How to Find Important Questions from Class Notes
Students often ask for important questions as if they exist separately from the material. In reality, important questions are usually hidden inside note structure: repeated terms, emphasized diagrams, faculty examples, and topics that connect multiple chapters.

Key takeaways
- Look for repetition, emphasis, and link topics across units.
- Turn note headings into likely question stems before revising answers.
- Use important-question lists as an output of analysis, not a substitute for it.
Use repetition as your first filter
If a term, model, formula, or definition appears in multiple classes, it probably matters. Teachers repeat what they expect students to remember.
Highlight repeated topics first. Then check whether they are standalone concepts or anchors for bigger descriptive answers.

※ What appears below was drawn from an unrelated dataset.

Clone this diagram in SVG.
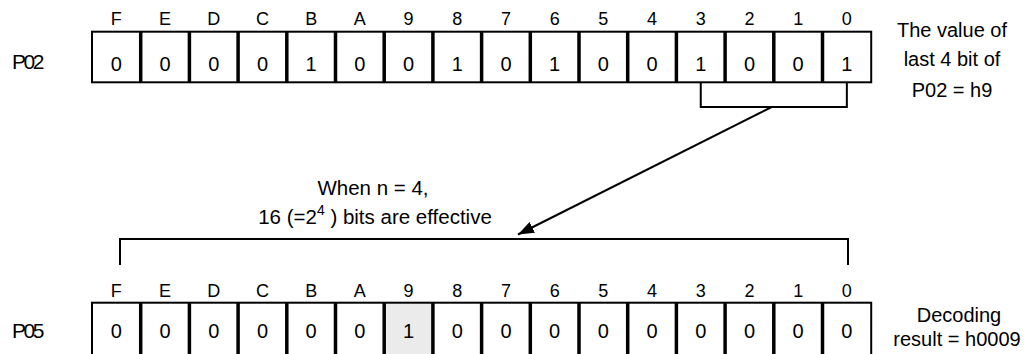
<svg xmlns="http://www.w3.org/2000/svg" width="1033" height="354" viewBox="0 0 1033 354">
<style>
text{font-family:"Liberation Sans",Arial,sans-serif;fill:#000}
.hd{font-size:18px;text-anchor:middle}
.dg{font-size:20px;text-anchor:middle}
.lbl{font-size:21px;letter-spacing:-2.5px}
.note{font-size:20px;text-anchor:middle}
.mid{font-size:20.5px;text-anchor:middle}
.outer{fill:none;stroke:#000;stroke-width:2}
.div{stroke:#000;stroke-width:3.5}
.ln{fill:none;stroke:#000;stroke-width:2}
</style>
<defs>
<marker id="ah" markerUnits="userSpaceOnUse" markerWidth="18" markerHeight="12" refX="16" refY="6" orient="auto">
<path d="M0,0 L16,6 L0,12 Z" fill="#000"/>
</marker>
</defs>

<g id="P02">
<text class="lbl" x="12" y="68.5">P02</text>
<g class="hd-row">
<text class="hd" x="116.35" y="25">F</text><text class="hd" x="165.05" y="25">E</text><text class="hd" x="213.75" y="25">D</text><text class="hd" x="262.45" y="25">C</text><text class="hd" x="311.15" y="25">B</text><text class="hd" x="359.85" y="25">A</text><text class="hd" x="408.55" y="25">9</text><text class="hd" x="457.25" y="25">8</text><text class="hd" x="505.95" y="25">7</text><text class="hd" x="554.65" y="25">6</text><text class="hd" x="603.35" y="25">5</text><text class="hd" x="652.05" y="25">4</text><text class="hd" x="700.75" y="25">3</text><text class="hd" x="749.45" y="25">2</text><text class="hd" x="798.15" y="25">1</text><text class="hd" x="846.85" y="25">0</text>
</g>
<rect class="outer" x="92" y="31.7" width="779.2" height="50.6"/>
<g class="div">
<line x1="140.7" y1="31.7" x2="140.7" y2="82.3"/><line x1="189.4" y1="31.7" x2="189.4" y2="82.3"/><line x1="238.1" y1="31.7" x2="238.1" y2="82.3"/><line x1="286.8" y1="31.7" x2="286.8" y2="82.3"/><line x1="335.5" y1="31.7" x2="335.5" y2="82.3"/><line x1="384.2" y1="31.7" x2="384.2" y2="82.3"/><line x1="432.9" y1="31.7" x2="432.9" y2="82.3"/><line x1="481.6" y1="31.7" x2="481.6" y2="82.3"/><line x1="530.3" y1="31.7" x2="530.3" y2="82.3"/><line x1="579" y1="31.7" x2="579" y2="82.3"/><line x1="627.7" y1="31.7" x2="627.7" y2="82.3"/><line x1="676.4" y1="31.7" x2="676.4" y2="82.3"/><line x1="725.1" y1="31.7" x2="725.1" y2="82.3"/><line x1="773.8" y1="31.7" x2="773.8" y2="82.3"/><line x1="822.5" y1="31.7" x2="822.5" y2="82.3"/>
</g>
<text class="dg" x="116.35" y="70.7">0</text><text class="dg" x="165.05" y="70.7">0</text><text class="dg" x="213.75" y="70.7">0</text><text class="dg" x="262.45" y="70.7">0</text><text class="dg" x="311.15" y="70.7">1</text><text class="dg" x="359.85" y="70.7">0</text><text class="dg" x="408.55" y="70.7">0</text><text class="dg" x="457.25" y="70.7">1</text><text class="dg" x="505.95" y="70.7">0</text><text class="dg" x="554.65" y="70.7">1</text><text class="dg" x="603.35" y="70.7">0</text><text class="dg" x="652.05" y="70.7">0</text><text class="dg" x="700.75" y="70.7">1</text><text class="dg" x="749.45" y="70.7">0</text><text class="dg" x="798.15" y="70.7">0</text><text class="dg" x="846.85" y="70.7">1</text>
<text class="note" x="952" y="37">The value of</text>
<text class="note" x="952" y="66">last 4 bit of</text>
<text class="note" x="952" y="96.5">P02 = h9</text>
</g>

<g id="P05">
<text class="lbl" x="12" y="338">P05</text>
<text class="hd" x="116.35" y="297">F</text><text class="hd" x="165.05" y="297">E</text><text class="hd" x="213.75" y="297">D</text><text class="hd" x="262.45" y="297">C</text><text class="hd" x="311.15" y="297">B</text><text class="hd" x="359.85" y="297">A</text><text class="hd" x="408.55" y="297">9</text><text class="hd" x="457.25" y="297">8</text><text class="hd" x="505.95" y="297">7</text><text class="hd" x="554.65" y="297">6</text><text class="hd" x="603.35" y="297">5</text><text class="hd" x="652.05" y="297">4</text><text class="hd" x="700.75" y="297">3</text><text class="hd" x="749.45" y="297">2</text><text class="hd" x="798.15" y="297">1</text><text class="hd" x="846.85" y="297">0</text>
<rect x="384.2" y="302.7" width="48.7" height="60" fill="#ebebeb"/>
<rect class="outer" x="92" y="302.7" width="779.2" height="60"/>
<g class="div">
<line x1="140.7" y1="302.7" x2="140.7" y2="362"/><line x1="189.4" y1="302.7" x2="189.4" y2="362"/><line x1="238.1" y1="302.7" x2="238.1" y2="362"/><line x1="286.8" y1="302.7" x2="286.8" y2="362"/><line x1="335.5" y1="302.7" x2="335.5" y2="362"/><line x1="384.2" y1="302.7" x2="384.2" y2="362"/><line x1="432.9" y1="302.7" x2="432.9" y2="362"/><line x1="481.6" y1="302.7" x2="481.6" y2="362"/><line x1="530.3" y1="302.7" x2="530.3" y2="362"/><line x1="579" y1="302.7" x2="579" y2="362"/><line x1="627.7" y1="302.7" x2="627.7" y2="362"/><line x1="676.4" y1="302.7" x2="676.4" y2="362"/><line x1="725.1" y1="302.7" x2="725.1" y2="362"/><line x1="773.8" y1="302.7" x2="773.8" y2="362"/><line x1="822.5" y1="302.7" x2="822.5" y2="362"/>
</g>
<text class="dg" x="116.35" y="338">0</text><text class="dg" x="165.05" y="338">0</text><text class="dg" x="213.75" y="338">0</text><text class="dg" x="262.45" y="338">0</text><text class="dg" x="311.15" y="338">0</text><text class="dg" x="359.85" y="338">0</text><text class="dg" x="408.55" y="338">1</text><text class="dg" x="457.25" y="338">0</text><text class="dg" x="505.95" y="338">0</text><text class="dg" x="554.65" y="338">0</text><text class="dg" x="603.35" y="338">0</text><text class="dg" x="652.05" y="338">0</text><text class="dg" x="700.75" y="338">0</text><text class="dg" x="749.45" y="338">0</text><text class="dg" x="798.15" y="338">0</text><text class="dg" x="846.85" y="338">0</text>
<text class="note" x="959" y="322">Decoding</text>
<text class="note" x="957" y="346">result = h0009</text>
</g>

<g id="connectors">
<path class="ln" d="M700.75,82.3 V107 H846.85 V82.3"/>
<line class="ln" x1="771.7" y1="107" x2="518" y2="234.5" marker-end="url(#ah)"/>
<path class="ln" d="M120,265 V239 H848 V265"/>
<text class="mid" x="373" y="195">When n = 4,</text>
<text class="mid" x="375" y="224">16 (=2<tspan dy="-9" style="font-size:14px">4</tspan><tspan dy="9"> ) bits are effective</tspan></text>
</g>
</svg>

- Repeated keywords often become short-answer questions.
- Repeated processes often become explain-or-derive questions.
- Repeated comparisons often become tabular or essay-style answers.
Read the way your notes are organized
Your notes already reveal likely exam framing. Large headings often reflect major questions. Bullets under those headings usually become answer points.
Examples, boxed text, and diagrams are especially valuable. They often mark the difference between an average answer and a scoring answer.
- Convert headings into likely “Explain,” “Discuss,” or “Differentiate” prompts.
- Tag diagrams that can be reproduced quickly in the exam.
- Mark examples your faculty reused during explanation.
Create an important-question list that you can actually revise
A useful important-question list is short, ranked, and tied to your notes. Long lists create fake productivity because they feel complete but are impossible to finish properly.
Limit your final list to the questions you are genuinely prepared to answer well. That list should then feed your practice question bank.
- Create A-list, B-list, and backup questions.
- Keep one-line answer hooks next to each question.
- Revise from the ranked list instead of reopening the full notes every time.
Frequently asked questions
Are important questions always repeated from old papers?
Not always. Old papers help, but class emphasis and note structure are often stronger signals for current internal and university exams.
How long should my important-question list be?
Short enough that you can practice it properly. For most units, a focused set of likely questions is better than a giant unsorted list.